I have a pdf generated in appl Pages. The pdf has several data tables / text boxes per page.
Wondering if the following is possible:
Detect all text content on page, whether in tables or text boxes, etc.
Extract text and replace w/ other text, thus generating the same doc w/ entirely new text.
I've looked at some of the OCR and text extraction samples/docs. Extracting the data seems pretty strait forwards. But can I replace it? The use case is translating the doc to another language.
Adobe doesn't have a Document Services API to do this. That said, it's not really something you'll want to do. Text in a PDF is generally laid down with precise coordinates and isn't able to be replaced without causing overlaps.
If you want to create new PDF files with different text, I suggest looking at the Document Generation API which will allow you to start with a Word template plus some JSON and output a PDF where the JSON is merged into tagged "fields" in the document.
Do you control the authoring process of these documents before they get converted to PDF or is this situation where you need to take what you are given?

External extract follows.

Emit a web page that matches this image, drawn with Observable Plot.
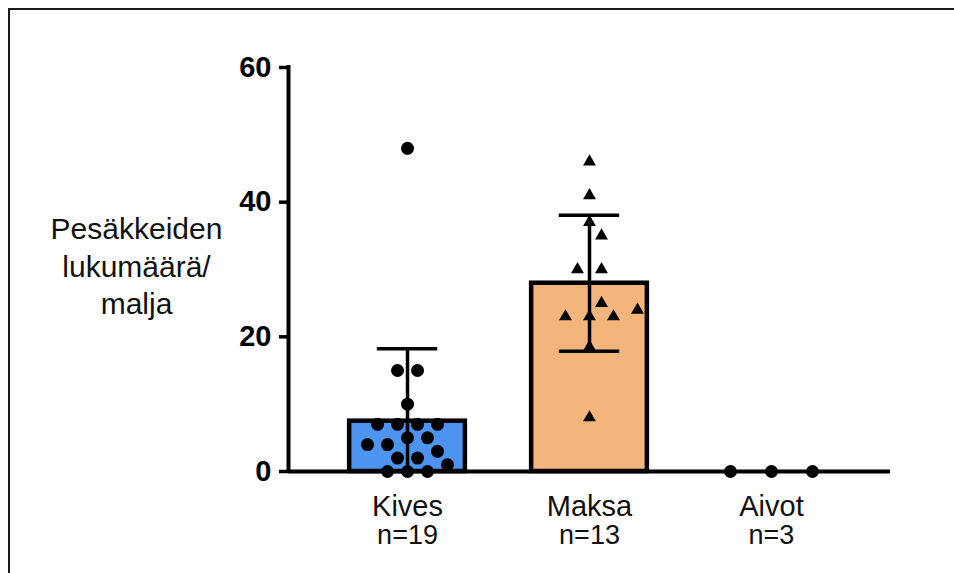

Yes, I create them in Apple Pages.
So you have the source files? Why do you need the Extract service then? I'm missing something.
The pdf's change depending on our clients' needs — we use tables & formulas to show/hide different options, and we are always making customiztion to them on the fly - adding notes, etc.. And they change over time. I want to completely automate translating new features in the file.
The end goal is to translate the pdf's. The translation part I have covered (google translate api).